Critique of claims about youth, inexperience, and meritocracy in Mahama’s appointments
The claim that President John Mahama has been appointing “young, inexperienced, and unmeritorious” individuals to government positions warrants deeper interrogation, particularly the conflation of youth with inexperience and incompetence.
It is my contention that most of these criticisms often stem from misplaced assumptions about governance, meritocracy, and age.
Distinguishing Youth from Inexperience and Incompetence
Youth is not synonymous with inexperience, nor does it automatically equate to incompetence. For instance, a 46-year-old professional with a solid academic background and years of experience in finance may outperform an older individual, even one with a storied career in private circles. The argument that age is a determinant of competence ignores the failures of supposedly “experienced” leaders who have, despite their resumes, led Ghana to economic crisis and financial instability.
Consider the juxtaposition of technocratic competence with moral and civic responsibility. Ghana has witnessed older, self-proclaimed investment experts, known for their religiosity and symbolic appearances in white apparel, whose decisions have left the economy in dire straits. This demonstrates that capability in governance is not about age but preparation, vision, and leadership skills.
The Danger of Meritocracy as an Absolute Principle
The insistence on meritocracy as the sole yardstick for governance is problematic and potentially dangerous. While the idea that the most qualified should lead appears sound, it assumes a narrow definition of “merit” that often excludes broader considerations like moral judgment, civic virtue, and empathy.
Historically, Ghana offers vivid examples of the limitations of technocratic governance devoid of civic accountability. Kwame Nkrumah’s administration was not staffed solely by technocrats with elite credentials; it included activists, union leaders, and community organizers whose commitment to nation-building extended beyond academic accolades. Yet it delivered landmark achievements like the Akosombo Dam, the Tema Motorway, and free education.

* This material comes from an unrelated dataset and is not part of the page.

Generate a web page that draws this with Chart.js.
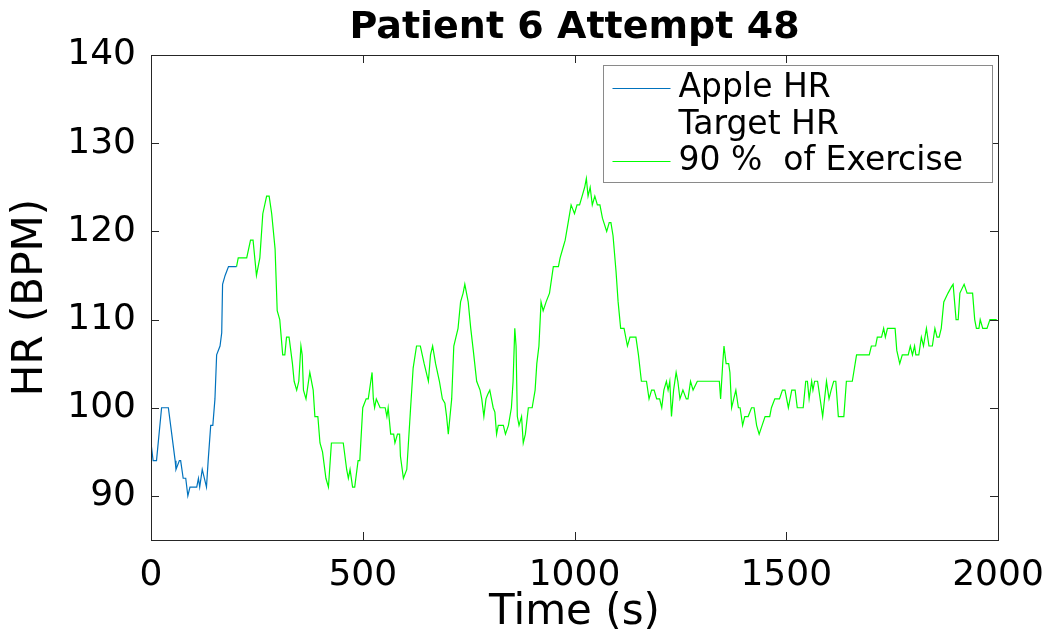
<!DOCTYPE html>
<html>
<head>
<meta charset="utf-8">
<script src="https://cdn.jsdelivr.net/npm/chart.js@4.4.1/dist/chart.umd.min.js"></script>
<style>
  html, body { margin: 0; padding: 0; background: #fff; }
  #wrap { width: 1052px; height: 640px; position: relative; }
</style>
</head>
<body>
<div id="wrap"><canvas id="hrChart"></canvas></div>
<script>
// Chart Data
const appleTime = [0, 5, 13, 25, 41, 49, 57, 59, 67, 70, 76, 82, 87, 92, 108, 112, 115, 121, 131, 135, 141, 146, 151, 155, 163, 167, 169, 175, 183, 202];
const appleHR = [96, 94, 94, 100, 100, 97, 94, 93, 94, 94, 92, 92, 90, 91, 91, 92, 91, 93, 91, 94, 98, 98, 101, 106, 107, 108.5, 114, 115, 116, 116];

const exerciseTime = [202, 206, 226, 235, 241, 249, 257, 264, 273, 279, 285, 293, 298, 304, 311, 316, 320, 326, 334, 338,
  344, 349, 354, 357, 360, 366, 375, 383, 387, 394, 399, 405, 413, 419, 426, 454, 462, 466, 470, 476,
  481, 489, 493, 500, 508, 513, 519, 522, 525, 528, 532, 541, 553, 557, 560, 566, 573, 576, 582, 587,
  589, 596, 604, 613, 619, 627, 636, 645, 655, 660, 665, 672, 681, 688, 694, 698, 702, 706, 710, 715,
  725, 731, 737, 741, 749, 755, 761, 769, 777, 781, 786, 791, 795, 800, 808, 812, 816, 820, 832, 837,
  844, 851, 855, 859, 862, 865, 869, 875, 879, 884, 891, 900, 907, 911, 916, 921, 926, 933, 941, 950,
  962, 966, 972, 978, 985, 992, 1000, 1006, 1012, 1018, 1024, 1028, 1032, 1037, 1042, 1048, 1054, 1060, 1066, 1076,
  1082, 1086, 1091, 1098, 1103, 1109, 1117, 1125, 1131, 1145, 1151, 1158, 1170, 1176, 1182, 1188, 1194, 1201, 1206, 1211,
  1217, 1221, 1225, 1229, 1234, 1240, 1244, 1249, 1256, 1264, 1268, 1274, 1280, 1290, 1342, 1345, 1350, 1353, 1358, 1364,
  1367, 1371, 1376, 1381, 1387, 1391, 1397, 1402, 1410, 1418, 1424, 1430, 1436, 1443, 1450, 1461, 1465, 1473, 1484, 1491,
  1497, 1505, 1513, 1521, 1526, 1540, 1546, 1550, 1554, 1560, 1563, 1567, 1574, 1586, 1595, 1601, 1606, 1612, 1617, 1623,
  1636, 1642, 1656, 1666, 1696, 1701, 1711, 1715, 1725, 1730, 1734, 1739, 1757, 1761, 1768, 1774, 1788, 1793, 1798, 1803,
  1806, 1813, 1819, 1824, 1831, 1837, 1845, 1851, 1856, 1861, 1866, 1872, 1882, 1890, 1894, 1901, 1906, 1910, 1920, 1927,
  1940, 1945, 1949, 1955, 1958, 1964, 1974, 1981, 1997];
const exerciseHR = [116, 117, 117, 119, 119, 115, 117, 122, 124, 124, 122, 118, 111, 110, 106, 106, 108, 108, 105, 103,
  102, 103, 107, 106, 102, 101, 104, 102, 99, 99, 96, 95, 92, 91, 96, 96, 93, 92, 93, 91,
  91, 94, 94, 100, 101, 101, 103, 104, 101, 100, 101, 100, 100, 99, 100, 97, 97, 96, 97, 97,
  94.5, 92, 93, 100, 104.5, 107, 107, 105, 103, 106, 107, 105, 103, 101, 100.5, 99, 97, 99, 101, 107,
  109, 112, 113, 114, 112, 109, 106.5, 103, 102, 101, 99, 101, 101.5, 102, 100, 99.5, 97, 98, 98, 97,
  98, 100, 103, 109, 107, 99, 98, 99, 96, 97, 100, 100, 102, 105, 107, 112, 111, 112, 113, 116,
  116, 117, 118, 119, 121, 123, 122, 123, 123, 124, 125, 126, 124, 125, 123, 124, 123, 123, 121.5, 120,
  121, 121, 119.5, 115.5, 112, 109, 109, 107, 108, 108, 106, 103, 103, 101, 102, 102, 101, 101, 100, 102,
  103, 102, 103, 99, 102, 104, 103, 101, 102, 101, 101, 103, 102, 103, 103, 101, 105, 107, 105, 105,
  104, 100, 101, 102, 100, 100, 98, 99, 99, 100, 100, 98, 97, 98, 99, 99, 100, 101, 101, 102,
  102, 100, 102, 102, 100, 100, 103, 103, 101, 103, 102, 103, 103, 99, 103, 101, 102, 103, 103, 99,
  99, 103, 103, 106, 106, 107, 107, 108, 108, 109, 108, 109, 109, 106.5, 105, 106, 106, 107, 106, 107,
  106, 106, 108, 107, 109, 107, 107, 109, 108, 108, 109, 112, 113, 113.7, 114, 110, 110, 113, 114, 113,
  113, 110, 109, 109, 110, 109, 109, 110, 110];

const xTicks = [0, 500, 1000, 1500, 2000];
const yTicks = [90, 100, 110, 120, 130, 140];
const seriesLabels = ["Apple HR", "Target HR", "90 %  of Exercise"];

const FONT = "'DejaVu Sans', sans-serif";
const AXIS_COLOR = "#262626";
const TEXT_COLOR = "#000";

const toPoints = (xs, ys) => xs.map((t, i) => ({ x: t, y: ys[i] }));

// frame, inward ticks and boxed legend drawn on top (matlab look)
const matlabAxes = {
  id: "matlabAxes",
  afterDatasetsDraw(chart) {
    const { ctx, chartArea: ca, scales } = chart;
    ctx.save();
    ctx.strokeStyle = AXIS_COLOR;
    ctx.lineWidth = 1;
    ctx.strokeRect(Math.round(ca.left) + 0.5, Math.round(ca.top) + 0.5,
      Math.round(ca.right - ca.left), Math.round(ca.bottom - ca.top));
    ctx.beginPath();
    yTicks.forEach((v) => {
      const y = Math.round(scales.y.getPixelForValue(v)) + 0.5;
      ctx.moveTo(ca.left, y); ctx.lineTo(ca.left + 8, y);
      ctx.moveTo(ca.right, y); ctx.lineTo(ca.right - 8, y);
    });
    xTicks.forEach((v) => {
      const x = Math.round(scales.x.getPixelForValue(v)) + 0.5;
      ctx.moveTo(x, ca.bottom); ctx.lineTo(x, ca.bottom - 8);
      ctx.moveTo(x, ca.top); ctx.lineTo(x, ca.top + 8);
    });
    ctx.stroke();
    ctx.restore();
  },
  afterDraw(chart) {
    const { ctx, chartArea: ca } = chart;
    const boxW = 389, boxH = 117;
    const bx = Math.round(ca.right - 6 - boxW) + 0.5;
    const by = Math.round(ca.top + 10) + 0.5;
    ctx.save();
    ctx.fillStyle = "#fff";
    ctx.fillRect(bx, by, boxW, boxH);
    ctx.strokeStyle = "#8a8a8a";
    ctx.lineWidth = 1;
    ctx.strokeRect(bx, by, boxW, boxH);
    ctx.font = "33px " + FONT;
    ctx.textBaseline = "middle";
    ctx.fillStyle = TEXT_COLOR;
    chart.data.datasets.forEach((ds, i) => {
      const cy = by + 22 + i * 36.5;
      if (ds.data.length) {
        ctx.strokeStyle = ds.borderColor;
        ctx.lineWidth = 1.2;
        ctx.beginPath();
        ctx.moveTo(bx + 9, Math.round(cy) + 0.5);
        ctx.lineTo(bx + 67, Math.round(cy) + 0.5);
        ctx.stroke();
      }
      ctx.fillText(ds.label, bx + 75, cy + 1);
    });
    ctx.restore();
  },
};

const ctx = document.getElementById("hrChart").getContext("2d");
const hrChart = new Chart(ctx, {
  type: "line",
  data: {
    datasets: [
      {
        label: seriesLabels[0],
        data: toPoints(appleTime, appleHR),
        borderColor: "#0072BD",
        borderWidth: 1.2,
        pointRadius: 0,
        tension: 0,
      },
      {
        label: seriesLabels[1],
        data: [],
        borderColor: "rgba(0,0,0,0)",
        pointRadius: 0,
      },
      {
        label: seriesLabels[2],
        data: toPoints(exerciseTime, exerciseHR),
        borderColor: "#00FF00",
        borderWidth: 1.2,
        pointRadius: 0,
        tension: 0,
      },
    ],
  },
  options: {
    responsive: true,
    maintainAspectRatio: false,
    animation: false,
    layout: { padding: { left: 0, right: 54, top: 0, bottom: 0 } },
    plugins: {
      legend: { display: false },
      tooltip: { enabled: false },
      title: {
        display: true,
        text: "Patient 6 Attempt 48",
        fullSize: false,
        color: TEXT_COLOR,
        font: { family: FONT, size: 38, weight: "bold", lineHeight: 1 },
        padding: { top: 9, bottom: 8 },
      },
    },
    scales: {
      x: {
        type: "linear",
        min: 0,
        max: 2000,
        afterBuildTicks: (scale) => { scale.ticks = xTicks.map((v) => ({ value: v })); },
        afterFit: (scale) => {
          scale.height = 100;
          scale.paddingLeft = 0;
          scale.paddingRight = 0;
        },
        ticks: {
          color: TEXT_COLOR,
          padding: 14,
          maxRotation: 0,
          font: { family: FONT, size: 36 },
          callback: (v) => String(v),
        },
        grid: { display: false, drawTicks: false },
        border: { display: false },
        title: {
          display: true,
          text: "Time (s)",
          color: TEXT_COLOR,
          font: { family: FONT, size: 42 },
          padding: { top: 0, bottom: 2 },
        },
      },
      y: {
        min: 85,
        max: 140,
        afterBuildTicks: (scale) => { scale.ticks = yTicks.map((v) => ({ value: v })); },
        afterFit: (scale) => { scale.width = 151; },
        ticks: { color: TEXT_COLOR, padding: 15, font: { family: FONT, size: 36 } },
        grid: { display: false, drawTicks: false },
        border: { display: false },
        title: {
          display: true,
          text: "HR (BPM)",
          color: TEXT_COLOR,
          font: { family: FONT, size: 42 },
          padding: { top: 6, bottom: 0 },
        },
      },
    },
  },
  plugins: [matlabAxes],
});
</script>
</body>
</html>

More recently, Ghana’s over-reliance on technocratic expertise in macroeconomic management has sometimes ignored grassroots realities. Take, for instance, the structural adjustment programs of the 1980s. These policies were drafted by credentialed economists, but their singular focus on fiscal discipline and GDP growth undermined social safety nets, leading to widespread hardship. In contrast, social interventions like the Livelihood Empowerment Against Poverty (LEAP) policy have been championed by leaders often derided as “populists” rather than technocrats.
Lessons from History: Governance Beyond Credentials
The critique of Mahama’s appointments echoes an old debate about who is qualified to govern. Throughout history, political meritocracy has taken different forms. In ancient China, Confucian philosophy emphasized virtue and ability, but these were tied to moral and civic responsibilities. Similarly, in Ghana, Nkrumah’s vision of self-reliance and national pride rested not only on technocratic efficiency but on leaders who could inspire solidarity and sacrifice for the common good.
In contemporary Ghana, the “technocratic meritocracy” paradigm often divorces governance from the moral and social fabric of the nation. The idea that only those with certain academic or professional credentials can lead ignores the lived experiences of citizens. For example, appointing a “seasoned economist” to head a rural development agency may result in policies detached from the realities of rural life, whereas a younger leader with grassroots experience could design more impactful interventions.
The Myth of Technocratic Superiority
The global failure of technocratic governance offers cautionary lessons. The elites who governed the United States between 1940 and 1980 achieved significant milestones, from rebuilding post-war economies to dismantling segregation. However, the technocratic elites of the past four decades have presided over rising inequality, financial crises, and decaying infrastructure. Similarly, in Ghana, technocrats have presided over policies that prioritize debt sustainability metrics over citizens’ well-being, deepening inequality and unemployment.
The moral deficit in governance today is evident in how public discourse has become narrowly technical, focused on GDP and debt-to-GDP ratios, with little attention to questions of inequality, dignity, or the moral obligations of leadership. This approach not only alienates citizens but also undermines their confidence in public institutions.
The Importance of Broader Public Discourse
Governance is not merely a technical exercise; it is a civic project that requires solidarity, empathy, and moral vision. The excessive focus on “meritocracy” as defined by academic or professional credentials erodes the social standing of workers and grassroots leaders, creating a sense of alienation and disempowerment. For Ghana to thrive, it needs leaders who understand the everyday struggles of its citizens and can connect with them on a human level.
Conclusion
Criticism of Mahama’s appointments should go beyond reductive claims of youth, inexperience, or a lack of merit. Governance in Ghana, as in any democracy, is about balancing competence with civic virtue and moral judgment. The real question is not whether appointees are young or credentialed, but whether they possess the vision, empathy, and practical wisdom to address the nation’s pressing challenges. Ghana’s history and current situation demand a rethinking of leadership that prioritizes inclusive governance over narrow definitions of merit.